──────── Data provided ────────
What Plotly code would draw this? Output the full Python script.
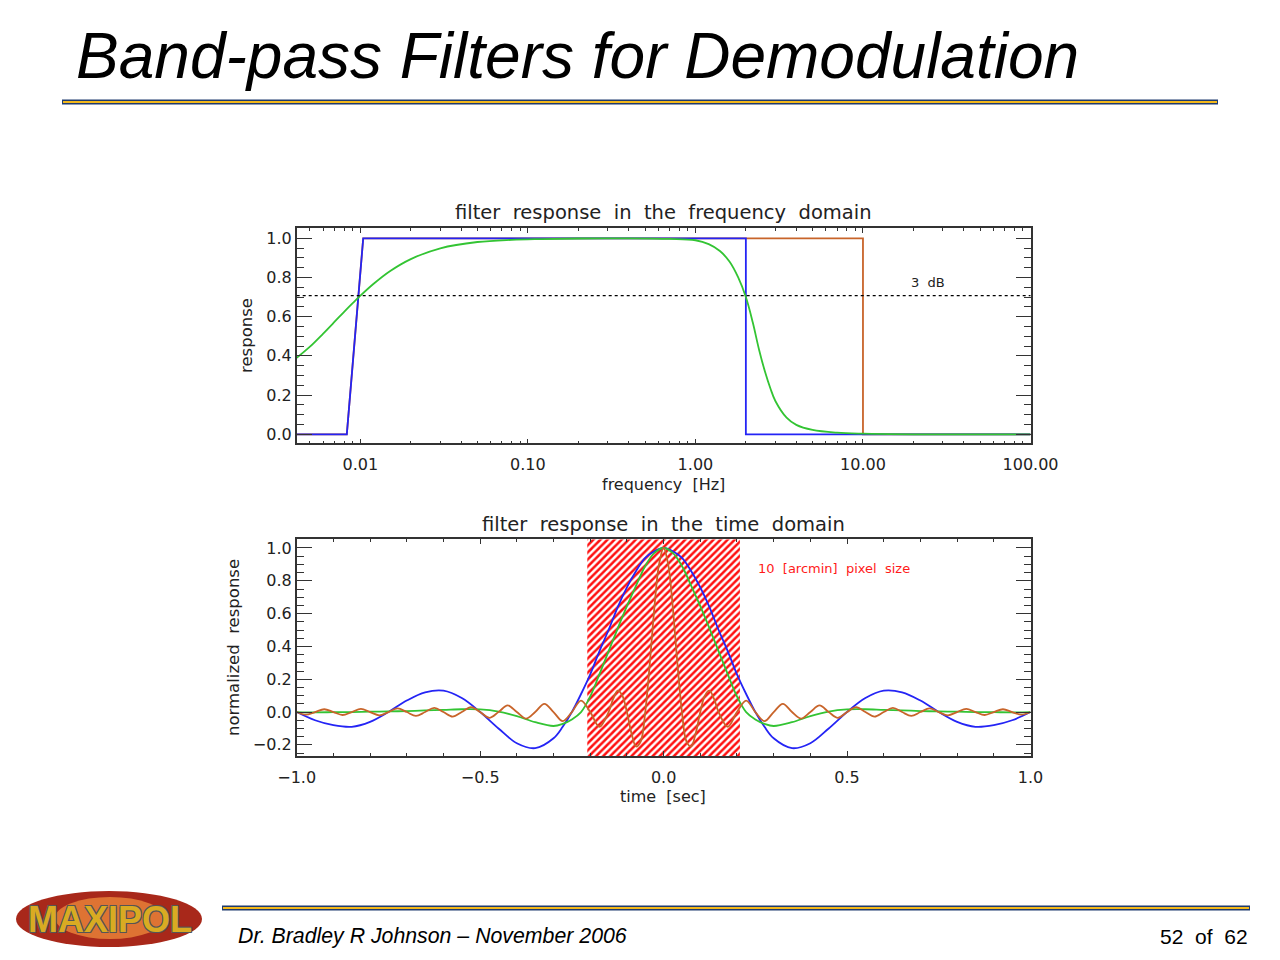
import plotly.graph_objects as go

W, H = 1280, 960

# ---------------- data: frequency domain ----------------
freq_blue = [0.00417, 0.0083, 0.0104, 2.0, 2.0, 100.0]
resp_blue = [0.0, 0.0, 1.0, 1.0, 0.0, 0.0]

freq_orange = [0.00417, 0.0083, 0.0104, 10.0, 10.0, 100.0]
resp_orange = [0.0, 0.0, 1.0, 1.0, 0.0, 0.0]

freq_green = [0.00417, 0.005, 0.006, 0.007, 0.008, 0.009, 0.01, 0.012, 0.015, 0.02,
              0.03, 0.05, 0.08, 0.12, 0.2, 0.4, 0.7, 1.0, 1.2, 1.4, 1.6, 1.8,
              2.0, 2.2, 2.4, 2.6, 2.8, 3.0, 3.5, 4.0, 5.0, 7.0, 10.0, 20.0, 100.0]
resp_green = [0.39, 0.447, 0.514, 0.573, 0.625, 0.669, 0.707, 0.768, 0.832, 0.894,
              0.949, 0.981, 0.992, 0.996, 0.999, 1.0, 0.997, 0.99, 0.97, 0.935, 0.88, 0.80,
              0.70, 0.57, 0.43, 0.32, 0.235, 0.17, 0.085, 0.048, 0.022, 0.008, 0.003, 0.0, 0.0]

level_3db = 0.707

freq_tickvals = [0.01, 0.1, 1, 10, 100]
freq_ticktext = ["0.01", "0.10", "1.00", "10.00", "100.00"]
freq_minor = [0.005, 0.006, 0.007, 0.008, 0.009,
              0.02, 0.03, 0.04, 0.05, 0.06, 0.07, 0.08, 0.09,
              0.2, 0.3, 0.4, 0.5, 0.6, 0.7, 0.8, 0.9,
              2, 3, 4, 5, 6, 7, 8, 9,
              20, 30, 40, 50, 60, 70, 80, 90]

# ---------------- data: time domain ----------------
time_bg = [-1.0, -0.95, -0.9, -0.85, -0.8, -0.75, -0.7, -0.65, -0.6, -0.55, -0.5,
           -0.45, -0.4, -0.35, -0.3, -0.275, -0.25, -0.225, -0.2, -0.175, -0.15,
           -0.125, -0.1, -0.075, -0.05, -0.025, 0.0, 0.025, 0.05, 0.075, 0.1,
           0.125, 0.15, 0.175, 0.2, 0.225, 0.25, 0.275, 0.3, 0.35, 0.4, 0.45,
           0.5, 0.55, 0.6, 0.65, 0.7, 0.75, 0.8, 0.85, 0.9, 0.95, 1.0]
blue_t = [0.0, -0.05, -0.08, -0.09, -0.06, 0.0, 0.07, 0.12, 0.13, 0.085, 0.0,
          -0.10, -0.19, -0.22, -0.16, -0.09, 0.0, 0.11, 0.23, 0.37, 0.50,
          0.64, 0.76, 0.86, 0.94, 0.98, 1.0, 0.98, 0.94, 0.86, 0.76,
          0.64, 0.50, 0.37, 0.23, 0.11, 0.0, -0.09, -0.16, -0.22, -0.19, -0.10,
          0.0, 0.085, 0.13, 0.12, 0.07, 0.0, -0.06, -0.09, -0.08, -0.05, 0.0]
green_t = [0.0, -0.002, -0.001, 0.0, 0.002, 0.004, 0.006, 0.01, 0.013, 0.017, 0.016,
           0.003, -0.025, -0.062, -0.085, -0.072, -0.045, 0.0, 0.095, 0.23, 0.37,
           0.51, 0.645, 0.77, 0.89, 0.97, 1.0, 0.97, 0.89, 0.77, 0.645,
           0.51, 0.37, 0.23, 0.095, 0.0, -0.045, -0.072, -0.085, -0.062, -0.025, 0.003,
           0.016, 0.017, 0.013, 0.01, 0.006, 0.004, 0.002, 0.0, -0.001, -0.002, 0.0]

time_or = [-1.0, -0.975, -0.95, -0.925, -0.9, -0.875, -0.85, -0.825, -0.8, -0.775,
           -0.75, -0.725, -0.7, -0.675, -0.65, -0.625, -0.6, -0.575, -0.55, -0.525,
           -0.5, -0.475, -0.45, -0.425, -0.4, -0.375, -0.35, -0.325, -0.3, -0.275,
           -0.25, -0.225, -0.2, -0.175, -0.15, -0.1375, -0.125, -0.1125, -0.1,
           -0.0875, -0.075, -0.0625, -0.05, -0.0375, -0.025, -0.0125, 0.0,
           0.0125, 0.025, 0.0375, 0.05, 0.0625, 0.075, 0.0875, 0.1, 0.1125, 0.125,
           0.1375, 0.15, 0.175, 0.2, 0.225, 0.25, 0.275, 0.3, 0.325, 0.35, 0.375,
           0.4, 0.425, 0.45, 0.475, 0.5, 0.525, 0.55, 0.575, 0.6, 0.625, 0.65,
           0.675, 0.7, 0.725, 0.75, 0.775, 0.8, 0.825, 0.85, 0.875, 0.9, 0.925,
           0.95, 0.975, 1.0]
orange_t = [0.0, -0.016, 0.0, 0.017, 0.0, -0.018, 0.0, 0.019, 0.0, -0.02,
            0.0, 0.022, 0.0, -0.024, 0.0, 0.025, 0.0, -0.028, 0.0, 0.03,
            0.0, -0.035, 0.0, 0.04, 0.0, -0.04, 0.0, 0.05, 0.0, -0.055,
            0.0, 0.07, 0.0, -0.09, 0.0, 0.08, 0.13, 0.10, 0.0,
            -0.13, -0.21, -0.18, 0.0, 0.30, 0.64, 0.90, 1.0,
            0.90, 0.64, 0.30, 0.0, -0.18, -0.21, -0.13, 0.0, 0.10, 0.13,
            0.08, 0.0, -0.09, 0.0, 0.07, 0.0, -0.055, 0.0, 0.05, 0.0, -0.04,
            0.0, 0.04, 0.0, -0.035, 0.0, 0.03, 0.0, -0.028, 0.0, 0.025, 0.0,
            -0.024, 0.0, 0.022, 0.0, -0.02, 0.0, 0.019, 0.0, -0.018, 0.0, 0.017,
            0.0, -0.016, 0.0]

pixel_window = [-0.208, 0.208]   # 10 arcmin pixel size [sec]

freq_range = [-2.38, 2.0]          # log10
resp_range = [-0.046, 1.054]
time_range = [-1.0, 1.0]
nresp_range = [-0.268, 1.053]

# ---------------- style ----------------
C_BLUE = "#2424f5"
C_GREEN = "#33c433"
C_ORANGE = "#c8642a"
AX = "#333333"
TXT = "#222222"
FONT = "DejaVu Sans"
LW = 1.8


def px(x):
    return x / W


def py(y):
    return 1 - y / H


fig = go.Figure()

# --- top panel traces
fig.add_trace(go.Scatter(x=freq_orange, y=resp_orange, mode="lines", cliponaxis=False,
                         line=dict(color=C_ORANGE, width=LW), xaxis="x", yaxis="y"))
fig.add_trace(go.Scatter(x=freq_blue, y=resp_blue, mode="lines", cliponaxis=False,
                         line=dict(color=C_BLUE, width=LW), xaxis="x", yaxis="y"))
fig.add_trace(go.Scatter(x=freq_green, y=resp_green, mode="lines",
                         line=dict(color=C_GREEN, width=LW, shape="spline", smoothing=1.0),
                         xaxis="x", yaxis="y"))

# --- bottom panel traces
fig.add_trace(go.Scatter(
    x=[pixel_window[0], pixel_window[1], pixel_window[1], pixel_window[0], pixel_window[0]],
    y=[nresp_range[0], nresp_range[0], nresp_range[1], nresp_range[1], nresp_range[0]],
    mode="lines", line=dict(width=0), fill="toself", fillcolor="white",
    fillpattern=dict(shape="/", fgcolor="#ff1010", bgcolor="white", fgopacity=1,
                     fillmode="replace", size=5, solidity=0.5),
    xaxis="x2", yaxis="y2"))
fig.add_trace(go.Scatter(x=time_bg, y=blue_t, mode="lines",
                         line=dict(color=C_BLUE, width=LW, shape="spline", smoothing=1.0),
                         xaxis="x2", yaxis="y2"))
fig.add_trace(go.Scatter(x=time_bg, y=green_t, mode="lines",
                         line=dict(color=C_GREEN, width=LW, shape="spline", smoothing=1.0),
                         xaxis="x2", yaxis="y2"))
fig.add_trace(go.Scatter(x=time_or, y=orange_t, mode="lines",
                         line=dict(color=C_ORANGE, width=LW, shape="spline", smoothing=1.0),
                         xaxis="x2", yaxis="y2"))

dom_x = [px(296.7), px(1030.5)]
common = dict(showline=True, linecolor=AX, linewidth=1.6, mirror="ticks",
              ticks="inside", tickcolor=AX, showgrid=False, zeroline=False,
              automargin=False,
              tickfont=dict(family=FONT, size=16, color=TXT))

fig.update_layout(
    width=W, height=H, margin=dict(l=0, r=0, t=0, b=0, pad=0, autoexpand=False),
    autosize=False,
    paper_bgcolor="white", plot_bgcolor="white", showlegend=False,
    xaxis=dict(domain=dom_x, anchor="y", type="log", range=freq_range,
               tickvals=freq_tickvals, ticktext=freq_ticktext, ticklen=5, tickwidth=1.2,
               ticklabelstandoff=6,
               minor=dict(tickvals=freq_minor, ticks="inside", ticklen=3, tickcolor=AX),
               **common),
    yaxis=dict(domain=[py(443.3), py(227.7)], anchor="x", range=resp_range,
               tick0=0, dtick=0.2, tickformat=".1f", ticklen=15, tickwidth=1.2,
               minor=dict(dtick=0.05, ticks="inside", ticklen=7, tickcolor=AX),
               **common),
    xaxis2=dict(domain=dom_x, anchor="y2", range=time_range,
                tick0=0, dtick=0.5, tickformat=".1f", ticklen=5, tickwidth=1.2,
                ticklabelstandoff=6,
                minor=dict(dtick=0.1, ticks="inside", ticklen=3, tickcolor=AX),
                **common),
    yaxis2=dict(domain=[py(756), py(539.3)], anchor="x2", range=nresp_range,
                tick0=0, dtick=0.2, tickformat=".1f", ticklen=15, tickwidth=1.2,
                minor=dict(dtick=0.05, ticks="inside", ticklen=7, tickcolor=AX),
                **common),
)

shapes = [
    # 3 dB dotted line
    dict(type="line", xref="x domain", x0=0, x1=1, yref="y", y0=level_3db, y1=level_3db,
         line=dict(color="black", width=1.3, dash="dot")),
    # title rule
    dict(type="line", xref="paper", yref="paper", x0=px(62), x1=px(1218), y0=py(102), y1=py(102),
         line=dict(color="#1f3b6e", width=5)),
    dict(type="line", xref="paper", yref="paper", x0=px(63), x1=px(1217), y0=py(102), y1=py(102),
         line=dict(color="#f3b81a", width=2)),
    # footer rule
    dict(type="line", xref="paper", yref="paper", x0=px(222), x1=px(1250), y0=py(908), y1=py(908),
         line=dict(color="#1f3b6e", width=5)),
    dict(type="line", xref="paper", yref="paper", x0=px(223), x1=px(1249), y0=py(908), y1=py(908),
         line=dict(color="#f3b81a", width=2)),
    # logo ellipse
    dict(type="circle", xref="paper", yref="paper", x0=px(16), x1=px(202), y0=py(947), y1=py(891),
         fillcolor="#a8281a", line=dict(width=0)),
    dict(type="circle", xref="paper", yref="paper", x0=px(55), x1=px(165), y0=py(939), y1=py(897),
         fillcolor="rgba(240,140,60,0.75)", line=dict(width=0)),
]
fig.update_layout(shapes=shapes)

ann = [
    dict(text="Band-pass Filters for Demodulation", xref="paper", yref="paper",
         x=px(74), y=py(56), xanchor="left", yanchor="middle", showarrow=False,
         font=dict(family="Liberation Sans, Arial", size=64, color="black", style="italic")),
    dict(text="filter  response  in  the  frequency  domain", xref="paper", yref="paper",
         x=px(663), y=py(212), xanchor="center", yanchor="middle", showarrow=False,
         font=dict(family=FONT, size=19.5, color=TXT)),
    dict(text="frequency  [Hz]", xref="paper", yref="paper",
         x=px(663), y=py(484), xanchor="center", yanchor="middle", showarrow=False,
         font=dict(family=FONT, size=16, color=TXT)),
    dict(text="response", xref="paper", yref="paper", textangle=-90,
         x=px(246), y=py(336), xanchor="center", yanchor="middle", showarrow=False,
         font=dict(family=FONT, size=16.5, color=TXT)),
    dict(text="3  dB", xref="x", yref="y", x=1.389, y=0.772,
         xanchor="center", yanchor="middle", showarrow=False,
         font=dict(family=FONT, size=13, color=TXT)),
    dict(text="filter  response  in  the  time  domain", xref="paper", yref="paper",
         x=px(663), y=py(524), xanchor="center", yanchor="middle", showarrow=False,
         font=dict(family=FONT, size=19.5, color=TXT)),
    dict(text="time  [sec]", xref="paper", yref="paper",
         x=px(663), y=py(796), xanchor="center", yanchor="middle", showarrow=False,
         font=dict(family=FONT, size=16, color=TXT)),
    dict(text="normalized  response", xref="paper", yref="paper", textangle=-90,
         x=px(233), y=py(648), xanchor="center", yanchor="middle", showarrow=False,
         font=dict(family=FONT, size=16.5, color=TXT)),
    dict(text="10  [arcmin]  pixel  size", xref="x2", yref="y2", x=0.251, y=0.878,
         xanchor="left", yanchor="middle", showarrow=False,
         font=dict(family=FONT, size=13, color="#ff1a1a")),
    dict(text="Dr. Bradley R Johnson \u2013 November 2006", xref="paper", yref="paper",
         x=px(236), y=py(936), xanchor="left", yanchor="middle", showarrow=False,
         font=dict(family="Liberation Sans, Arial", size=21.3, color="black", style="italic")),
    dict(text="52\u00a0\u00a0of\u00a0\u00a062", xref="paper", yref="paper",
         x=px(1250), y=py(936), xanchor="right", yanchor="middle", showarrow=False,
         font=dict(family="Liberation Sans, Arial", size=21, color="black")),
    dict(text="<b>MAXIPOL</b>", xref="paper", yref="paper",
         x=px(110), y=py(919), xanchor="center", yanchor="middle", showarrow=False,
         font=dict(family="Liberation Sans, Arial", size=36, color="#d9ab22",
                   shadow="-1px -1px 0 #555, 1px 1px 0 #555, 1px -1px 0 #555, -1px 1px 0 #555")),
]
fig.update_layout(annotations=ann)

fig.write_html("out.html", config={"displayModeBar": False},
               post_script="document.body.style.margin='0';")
────────
> [What you should do]: Give again, exactly, the lines from the start of the data through the one holding "resp_orange = [0.0, 0.0, 1.0, 1.0, 0.0, 0.0]"; omit the pictures.

> [Finished exercise]:
What Plotly code would draw this? Output the full Python script.
import plotly.graph_objects as go

W, H = 1280, 960

# ---------------- data: frequency domain ----------------
freq_blue = [0.00417, 0.0083, 0.0104, 2.0, 2.0, 100.0]
resp_blue = [0.0, 0.0, 1.0, 1.0, 0.0, 0.0]

freq_orange = [0.00417, 0.0083, 0.0104, 10.0, 10.0, 100.0]
resp_orange = [0.0, 0.0, 1.0, 1.0, 0.0, 0.0]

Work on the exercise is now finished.